With his latest men’s show for the Kering-owned brand, artistic director Anthony Vaccarello made decisive progress in laying out a menswear vision distinct from his predecessor Hedi Slimane
These days, fashion is more about brand experience and storytelling than clothes, which most of the time are not as exciting as their packaging. The past month of traveling shows was a study in showmanship over clothes-making. But it certainly resulted in some highly entertaining and memorable shows.
For his second fully-fledged Saint Laurent menswear outing, artistic director Anthony Vaccarello went all the way from Paris to Malibu’s Paradise Cove, outside Los Angeles. There are certainly many similarly charming beaches surrounded by rocky cliffs on which to lay a boardwalk-cum-catwalk — painted black, of course, as Vaccarello is a die-hard believer in the “all black everything” philosophy — on which to stage a parade of lanky, ambiguous guys walking in dance shoes at sunset.
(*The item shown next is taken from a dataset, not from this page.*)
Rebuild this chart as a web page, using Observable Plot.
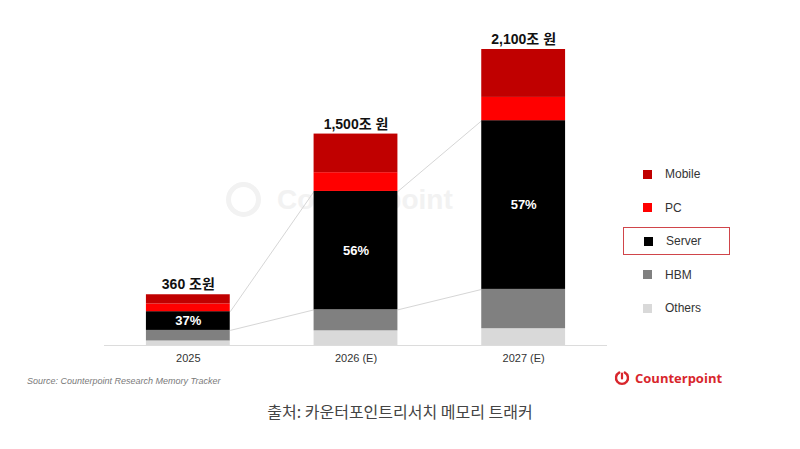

But few could compete with the City of Angels in terms of narrative angle.
The mystique of the city, with its laid-back, esoteric charm is unbeatable, and Vaccarello was after just that. “I wanted a new Marrakech,” he said backstage. “The real Marrakech has completely lost its charm, but I think LA has a similar energy. It is a place with no history and no rules that’s run by a free spirit, a city that is almost disconnected from the rest of the world and in which one can totally disconnect.”
The thinking behind the endeavour was clear and agreeable. It’s all about the context, you know — and the right context can reverberate on the clothes. Thereafter, the trip to the far-flung West Coast made sense. Though the LA-Marrakech comparison sounded a tad forced, it also made sense, lending a palpable allure to a collection that, although not ground-breaking, marked some decisive progress in Vaccarello’s vision for Saint Laurent menswear.
Vaccarello, who before Saint Laurent had no menswear experience, has had quite a hard time finding his voice in men’s, quite the contrary to his womenswear, where his stamp came quickly. His first men’s show last year, and the smattering of men’s looks in his women’s shows, owed a clear debt to his predecessor Hedi Slimane‘s brand of skinny tailoring and sartorial sleaze. The shrunken blazers, cropped tailcoats, stovepipe jeans and mod-inflected agility offered too much continuity.
There was still some of that in yesterday’s show, but it was not what commanded the most attention. A lot more interesting, and personal, were the embroidered caftans, billowing harem pants, tunics and slightly effeminate sparkle that reflected Vaccarello’s take on the bohemian streak in YSL’s DNA: the opium-drenched, sleazy style Monsieur Yves adopted in Marrakech.
Although respectful of the heritage, this was not an exercise in nostalgia. Adding references to Mick Jagger’s highly effeminate looks, circa 1975 — Vaccarello is working on the stage wardrobe for the next Rolling Stones tour, so Mick Jagger allowed him access to his own vintage pieces — the designer delivered a study in gender ambiguity that felt relevant.
Sure, the look had something that was perhaps too literally Seventies, but it did not feel nostalgic or blatantly derivative. Vaccarello is speaking to a generation too young to even remember that moment in real life, but certainly enthralled by the lasting iconography, discovered online. He makes the rock star dream attainable, all the while highlighting the senselessness of traditional gender divides.
In the designer’s words “When I do men’s, I think of women’s; and when I do women’s, I think of men’s.” This, it seems, is gender fluidity the LA way.